6. The decision of the Delhi High Court in the case of Sialkot Ind. Corporation v. Union of India and Anr.-1978 Tax L.R. 1700-refers to the decision of the Supreme Court in “East and West Steamship Co. v. S.K. Ramalingam Chettiar” – AlR 1960 S.C. 1058. Justice Shri Misra of the Delhi High Court had extracted the decision of the Supreme Court in interpreting the word ‘loss’ as occurring in the Carriage of Goods by Sea Act, 1925 Schedule, Art. III, Para 6, Clause 3. However, in para 13 of the same Judgment, Justice Shri Misra has observed that,
“I am fully conscious of the view that the construction of a particular expression in one statute need not follow the construction of the same expression in other statutes and we have to take into consideration the language used, the object of the Act, the preceding provision of law, the mischief which was sought to be remedied and the intention of the legislature in enacting the provision”.

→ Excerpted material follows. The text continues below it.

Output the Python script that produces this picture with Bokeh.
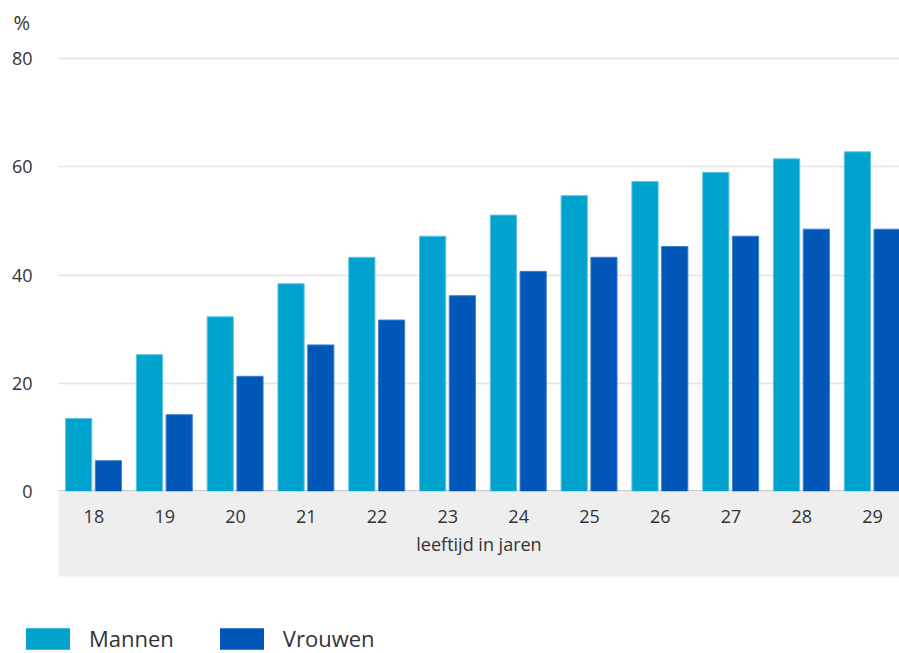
from bokeh.plotting import figure
from bokeh.layouts import column, row
from bokeh.models import Range1d, FixedTicker, Legend, LegendItem, ColumnDataSource, Span
from bokeh.transform import dodge
from bokeh.embed import file_html
from bokeh.resources import INLINE

ages = ["18", "19", "20", "21", "22", "23", "24", "25", "26", "27", "28", "29"]
mannen = [13.5, 25.3, 32.3, 38.4, 43.3, 47.2, 51.1, 54.7, 57.3, 59.0, 61.5, 62.8]
vrouwen = [5.7, 14.2, 21.3, 27.1, 31.7, 36.2, 40.7, 43.3, 45.3, 47.2, 48.5, 48.5]
y_ticks = [0, 20, 40, 60, 80]

FONT = "Open Sans"
TXT = "#333333"
C_M = "#00a2ce"
C_V = "#0057b8"

pos = list(range(len(ages)))
src = ColumnDataSource(dict(pos=pos, mannen=mannen, vrouwen=vrouwen))

p = figure(width=899, height=600, output_backend="svg", toolbar_location=None,
           x_range=Range1d(-0.5, 11.38), y_range=Range1d(0, 83.2),
           min_border_left=58, min_border_right=0, min_border_top=40, min_border_bottom=109)
p.outline_line_color = None
p.background_fill_color = "white"

p.title.text = "%"
p.title.align = "left"
p.title.offset = -45
p.title.text_font = FONT
p.title.text_font_size = "20px"
p.title.text_font_style = "normal"
p.title.text_color = TXT
p.title.standoff = 12

rm = p.vbar(x=dodge("pos", -0.215, range=p.x_range), top="mannen", width=0.37, bottom=0,
            source=src, fill_color=C_M, line_color="#5cc4e3", line_width=1)
rv = p.vbar(x=dodge("pos", 0.205, range=p.x_range), top="vrouwen", width=0.37, bottom=0,
            source=src, fill_color=C_V, line_color="#3f7fcf", line_width=1)

base = Span(location=0, dimension="width", line_color="#cccccc", line_width=3, level="underlay")
p.add_layout(base)

p.ygrid.ticker = FixedTicker(ticks=y_ticks)
p.ygrid.grid_line_color = "#e3e3e3"
p.ygrid.grid_line_width = 1.5
p.xgrid.grid_line_color = None

ya = p.yaxis[0]
ya.ticker = FixedTicker(ticks=y_ticks)
ya.axis_line_color = None
ya.major_tick_line_color = None
ya.minor_tick_line_color = None
ya.major_label_standoff = 20
ya.major_label_text_font = FONT
ya.major_label_text_font_size = "18px"
ya.major_label_text_color = TXT

xa = p.xaxis[0]
xa.ticker = FixedTicker(ticks=pos)
xa.major_label_overrides = {i: a for i, a in zip(pos, ages)}
xa.axis_line_color = None
xa.major_tick_line_color = None
xa.minor_tick_line_color = None
xa.major_label_standoff = 12
xa.major_label_text_font = FONT
xa.major_label_text_font_size = "18px"
xa.major_label_text_color = TXT
xa.axis_label = "leeftijd in jaren\n\u00a0"
xa.axis_label_standoff = 6
xa.axis_label_text_font = FONT
xa.axis_label_text_font_size = "18px"
xa.axis_label_text_font_style = "normal"
xa.axis_label_text_line_height = 0.75
xa.axis_label_text_color = TXT
xa.background_fill_color = "#eeeeee"

# legend strip below the chart (zero-height bars: only their swatches show)
lsrc = ColumnDataSource(dict(pos=[0.5], mannen=[0], vrouwen=[0]))
lf = figure(width=899, height=53, output_backend="svg", toolbar_location=None,
            x_range=Range1d(0, 1), y_range=Range1d(0, 1),
            x_axis_location=None, y_axis_location=None,
            min_border=0, min_border_left=0, min_border_right=0,
            min_border_top=0, min_border_bottom=0)
lf.outline_line_color = None
lf.xgrid.grid_line_color = None
lf.ygrid.grid_line_color = None
lm = lf.vbar(x="pos", top="mannen", bottom=0, width=0.1, source=lsrc, fill_color=C_M, line_color=None)
lv = lf.vbar(x="pos", top="vrouwen", bottom=0, width=0.1, source=lsrc, fill_color=C_V, line_color=None)

legend = Legend(items=[LegendItem(label="Mannen", renderers=[lm]),
                       LegendItem(label="Vrouwen", renderers=[lv])],
                location=(20, 0), orientation="horizontal",
                glyph_width=55, glyph_height=27, label_standoff=14, spacing=40,
                padding=0, margin=0, border_line_color=None, background_fill_alpha=0,
                label_text_font=FONT, label_text_font_size="22px", label_text_color=TXT)
lf.add_layout(legend, "center")

open("out.html", "w").write(file_html(column(p, row(lf), spacing=0), INLINE))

Then he goes on to examine the provisions of the Sea Customs Act, 1878. Hence the observation that the Judgment of the Delhi High Court is based on one of the Supreme Court in similar circumstances does not seem to be quite apt.
7. Accordingly, we see no reason to change the stand taken by us earlier in regard to the scope of Section 23 (1) as set out in the case of Bharat Electornics Ltd. v. Collector of Customs, Madras in Appeal No. CD(T) (Mad.) 167/81, dated 16-2-1983, 1983 E.L.T 653. In the result, the appeal fails and is dismissed.